I say to the noble Baroness, Lady Jones, that I think we pretty much have a consensus. There may be some issues at the margins, but we all agree, partly because, as my noble friend Lord Vaizey said, we are not hostile to any of these intentions. We support the intentions, but we recognise that we need to support business while protecting customers. This is important because, in many ways, it goes to the heart of the creative economy and the media ecosystem. The key point that has come across from many of the excellent contributions today is that this is a rapidly evolving environment and, as my noble friend Lady Stowell said, a highly competitive one.
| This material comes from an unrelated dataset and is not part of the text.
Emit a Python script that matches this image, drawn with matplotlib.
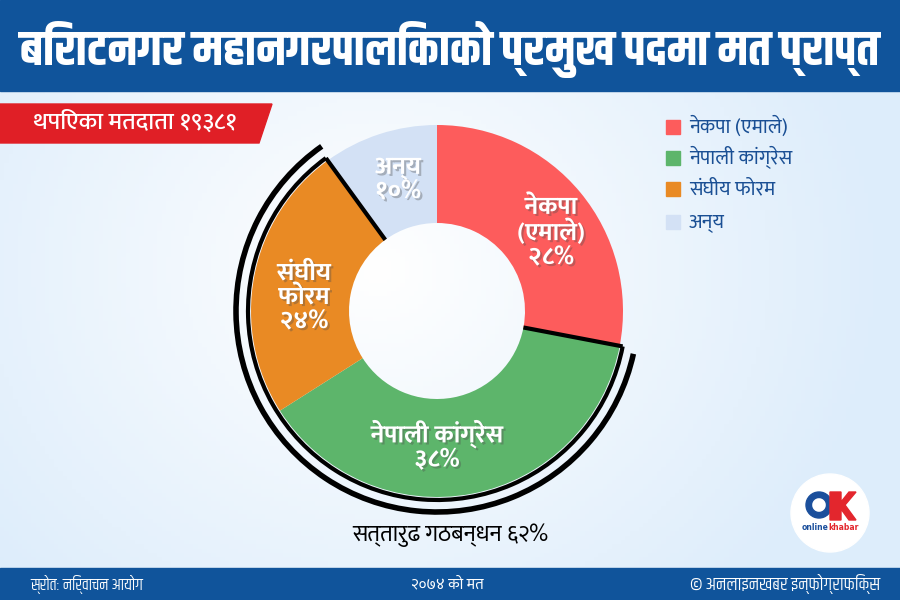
import numpy as np
import matplotlib
matplotlib.use('Agg')
from matplotlib import pyplot as plt
from matplotlib.patches import Rectangle, Polygon, Circle, Arc, Wedge
import matplotlib.patheffects as pe

# data
parties = ['नेकपा (एमाले)', 'नेपाली कांग्रेस', 'संघीय फोरम', 'अन्य']
labels_in = ['नेकपा\n(एमाले)\n२८%', 'नेपाली कांग्रेस\n३८%', 'संघीय\nफोरम\n२४%', 'अन्य\n१०%']
shares = [28, 38, 24, 10]
coalition = [1, 2]   # congress + forum
colors = ['#fd5c5c', '#5db56b', '#e98a24', '#d3e1f5']

title = 'बिराटनगर महानगरपालिकाको प्रमुख पदमा मत प्राप्त'
voters = 'थपिएका मतदाता १९३८१'
caption = 'सत्तारुढ गठबन्धन ६२%'
source = 'स्रोत: निर्वाचन आयोग'
year = '२०७४ को मत'
credit = '© अनलाइनखबर इन्फोग्राफिक्स'

deva = ['Mukta', 'Hind', 'Noto Sans Devanagari', 'DejaVu Sans']
deva_cond = ['Khand', 'Teko', 'Rajdhani', 'Mukta', 'Noto Sans Devanagari', 'DejaVu Sans']

fig = plt.figure(figsize=(9, 6), dpi=100)
ax = fig.add_axes([0, 0, 1, 1])

# background gradient
xx, yy = np.meshgrid(np.linspace(0, 1, 200), np.linspace(0, 1, 140))
g = np.clip(np.sqrt(((xx - 0.42) * 1.2) ** 2 + ((yy - 0.55) * 0.9) ** 2) * 1.5, 0, 1)
c0 = np.array([1.0, 1.0, 1.0])
c1 = np.array([0.87, 0.93, 0.985])
img = c0[None, None, :] * (1 - g[..., None]) + c1[None, None, :] * g[..., None]
ax.imshow(img, extent=(0, 900, 0, 600), origin='lower', zorder=0, aspect='auto')

# header and footer bands
ax.add_patch(Rectangle((0, 509), 900, 91, color='#10549b', zorder=1))
ax.add_patch(Rectangle((0, 0), 900, 32, color='#10549b', zorder=1))
ax.text(450, 551, title, color='white', fontsize=35.5, fontweight='bold',
        family=deva_cond, ha='center', va='center', zorder=2)

# red tag
ax.add_patch(Polygon([(0, 496), (272, 496), (259, 457), (0, 457)], closed=True,
                     color='#e01f26', zorder=1))
ax.text(135, 477, voters, color='white', fontsize=17.5, family=deva,
        fontweight='medium', ha='center', va='center', zorder=2)

# donut
cx, cy, r_out, r_in = 437, 289, 186, 88
wedges, _ = ax.pie(shares, colors=colors, startangle=90, counterclock=False,
                   center=(cx, cy), radius=r_out,
                   wedgeprops=dict(width=r_out - r_in, linewidth=0))
ax.set_xlim(0, 900)
ax.set_ylim(0, 600)
ax.set_aspect('auto')
ax.axis('off')
for w in wedges:
    w.set_zorder(3)

# labels inside wedges
lab_pos = [(551, 367), (437, 154), (304, 302), (398, 420)]
for lab, (x, y) in zip(labels_in, lab_pos):
    ax.text(x, y, lab, color='white', fontsize=18, fontweight='bold', family=deva,
            ha='center', va='center', linespacing=1.0, zorder=5,
            path_effects=[pe.withSimplePatchShadow(offset=(1.5, -1.5), alpha=0.35)])

# coalition outline
t_start = wedges[coalition[-1]].theta1   # upper left edge of forum
t_end = wedges[coalition[0]].theta2      # right edge of congress
for t in (t_start, t_end):
    a = np.deg2rad(t)
    ax.plot([cx + r_in * np.cos(a), cx + (r_out + 3) * np.cos(a)],
            [cy + r_in * np.sin(a), cy + (r_out + 3) * np.sin(a)],
            color='black', lw=3, solid_capstyle='butt', zorder=4)
ax.add_patch(Arc((cx, cy), 2 * (r_out + 3), 2 * (r_out + 3), theta1=t_start, theta2=t_end + 360,
                 color='black', lw=3, zorder=4))
ax.add_patch(Arc((cx, cy), 2 * (r_out + 15), 2 * (r_out + 15), theta1=t_start - 1, theta2=t_end + 360 - 1.5,
                 color='black', lw=4, zorder=4))
ax.text(450, 65, caption, color='black', fontsize=16.5, family=deva,
        ha='center', va='center', zorder=2)

# legend
leg_y = [473, 442, 411, 378]
for p, c, y in zip(parties, colors, leg_y):
    ax.add_patch(Rectangle((666, y - 7), 14, 14, color=c, zorder=2))
    ax.text(689, y, p, color='#1a4f94', fontsize=14.5, family=deva,
            ha='left', va='center', zorder=2)

# logo
ax.add_patch(Circle((830, 87), 39, color='white', zorder=2))
ax.add_patch(Wedge((819, 95), 13, 0, 360, width=5.5, color='#1b4f9c', zorder=3))
ax.add_patch(Polygon([(830, 108), (841, 108), (841, 98), (849, 108), (856, 108),
                      (845, 95), (856, 80), (849, 80), (841, 91), (841, 80), (830, 80)],
                     closed=True, color='#e3262d', zorder=3))
ax.text(828, 72, 'online', color='#1b4f9c', fontsize=5.5, fontweight='bold',
        ha='right', va='center', zorder=3)
ax.text(828, 72, 'khabar', color='#e3262d', fontsize=5.5, fontweight='bold',
        ha='left', va='center', zorder=3)

# footer text
ax.text(30, 16, source, color='white', fontsize=11.5, family=deva_cond,
        ha='left', va='center', zorder=2)
ax.text(447, 16, year, color='white', fontsize=11, family=deva,
        ha='center', va='center', zorder=2)
ax.text(880, 16, credit, color='white', fontsize=13, family=deva_cond,
        ha='right', va='center', zorder=2)

fig.savefig('out.png', dpi=100)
The whole question about digital subs is that they are a new model for the way businesses are operating. For many, that model is becoming business-critical and should therefore not be dealt with, with what the noble Lord, Lord Clement-Jones, rightly said is a blunt instrument. We should therefore not write things into the Bill that we will regret in subsequent days. I agree with a lot of what the noble Baroness, Lady Jones, said: of course there are some bad actors in this space. All we are saying is that we should not be putting into regulations things to deal just with those bad actors that would damage the much wider economy.

I hope that the Government will think again about a lot of these things. I am grateful to my noble friend the Minister for saying that we will continue discussions between now and Report. That is very important, as I think he will have the mood of the Grand Committee: that we will want to return to this area. In the meantime, I beg leave to withdraw the amendment.